Medline was the biggest IPO of the year globally. The company managed to raise $6.26 billion, and the stock opened up $35, up from its initial pricing of $29.

Cramer looked at Medline’s business strategy, noting the way that CEO Jim Boyle described the company as a sort of Costco for healthcare, with a membership model and its own branded products. The company’s revenue is split fairly evenly between selling its own surgical products as well as handling supply chain for the industry as a whole, Cramer pointed out. Medline has put up solid revenue growth over the past few years and is solidly profitable, he continued.

While manageable, Medline’s balance sheet isn’t ideal, Cramer said, noting that the company needs to pay down debt. He also pointed out that a majority of shareholders are private equity firms who bought the company before the IPO, and indicating he’s somewhat wary that these entities wield most of the voting power. The private equity firms will want to “ring the register,” sooner or later, Cramer continued, and cashing out will put pressure on the stock. While he said the selling likely won’t be an issue in the near future, he said “longer-term, there’s a ceiling on this one until the private equity guys have fully liquidated their positions.”

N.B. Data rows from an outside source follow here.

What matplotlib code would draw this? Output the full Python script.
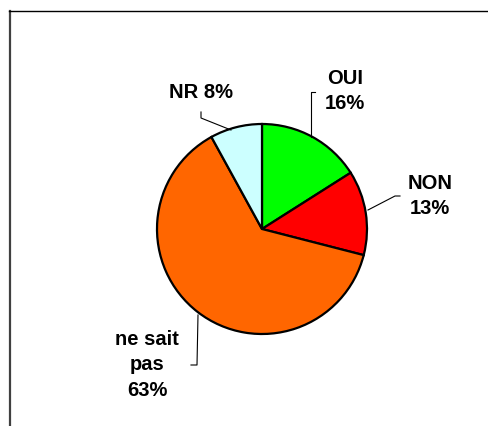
import matplotlib
matplotlib.use("Agg")
import matplotlib.pyplot as plt
from matplotlib.lines import Line2D

categories = ["OUI", "NON", "ne sait pas", "NR"]
values = [16, 13, 63, 8]
label_texts = ["OUI\n16%", "NON\n13%", "ne sait\npas\n63%", "NR 8%"]
colors = ["#00FF00", "#FF0000", "#FF6600", "#CCFFFF"]

W, H = 489, 427
fig = plt.figure(figsize=(W / 100, H / 100), dpi=100)
fig.patch.set_facecolor("white")
ax = fig.add_axes([0, 0, 1, 1])
ax.set_xlim(0, W)
ax.set_ylim(0, H)
ax.axis("off")

def Y(py):
    return H - py

# outer frame (left and top border)
ax.add_line(Line2D([10, 10], [Y(12), Y(430)], color="#404040", lw=1.6))
ax.add_line(Line2D([9, 492], [Y(12), Y(12)], color="black", lw=1.0))

ax.pie(values, colors=colors, startangle=90, counterclock=False,
       center=(262, Y(230)), radius=105,
       wedgeprops=dict(edgecolor="black", linewidth=1.6))
ax.set_xlim(0, W)
ax.set_ylim(0, H)
ax.set_aspect("auto")

font = dict(family="Liberation Sans", weight="bold", fontsize=14.5, color="black")

# label positions (pixels) and leader lines
label_pos = [(345, 91), (430, 196), (147, 365), (201, 93)]
for txt, (px, py) in zip(label_texts, label_pos):
    ax.text(px, Y(py), txt, ha="center", va="center", linespacing=1.45, **font)

leaders = [
    [(315, 93), (311, 93), (311, 138)],
    [(400, 197), (395, 197), (368, 211)],
    [(191, 366), (197, 366), (198, 316)],
    [(201, 113), (201, 119), (231, 131)],
]
for pts in leaders:
    xs = [p[0] for p in pts]
    ys = [Y(p[1]) for p in pts]
    ax.add_line(Line2D(xs, ys, color="black", lw=0.8))

fig.savefig("out.png", dpi=100)
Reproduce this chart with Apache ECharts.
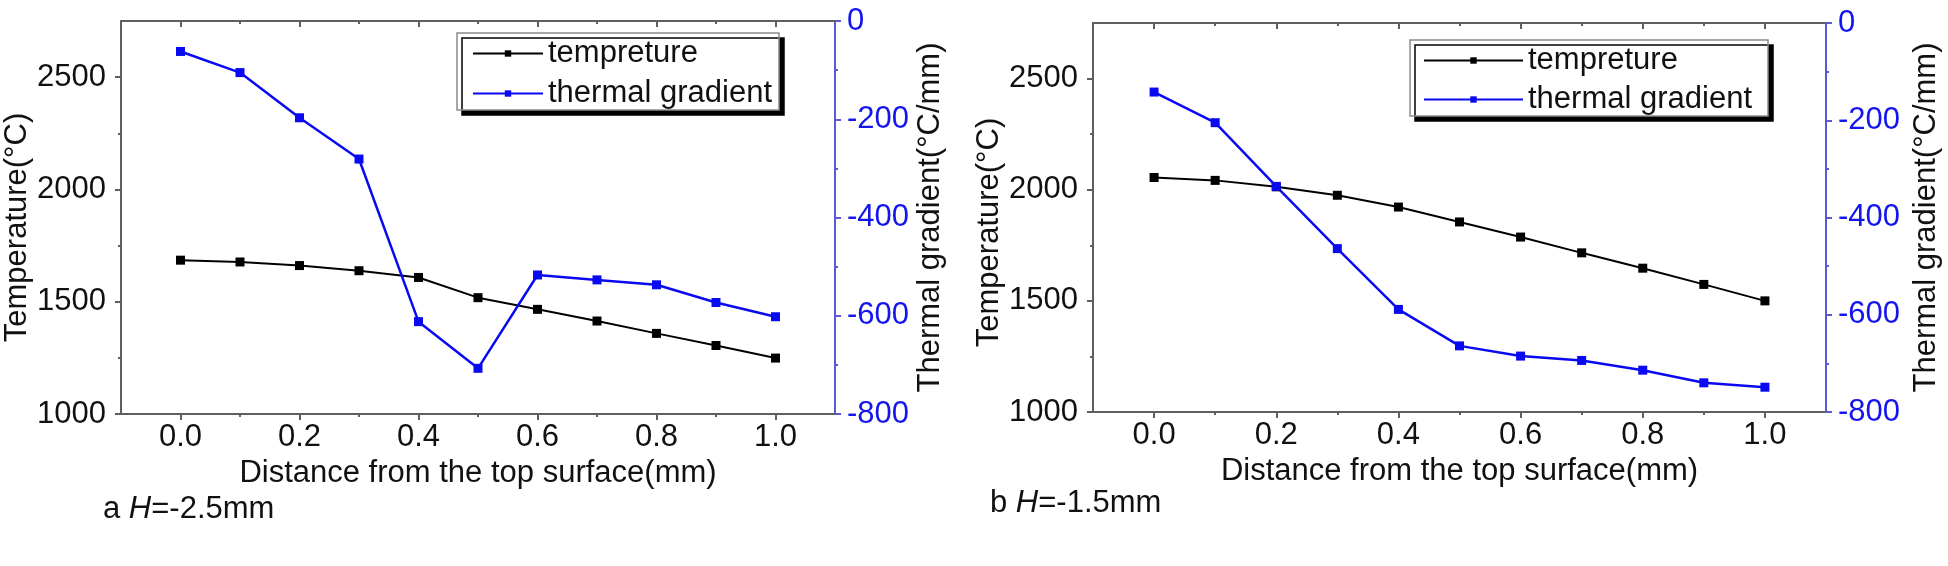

Even though Cramer likes the company, he said he’d wait until the stock comes down to $29 or $30, as he doesn’t want to “chase it after this huge first-day move.”

“Given the current share price, the stock’s trading at something like 45 times my back of the envelope earnings estimates,” Cramer said, which he deemed a lot for “a company with low double digit revenue growth.”

Medline did not immediately respond to request for comment.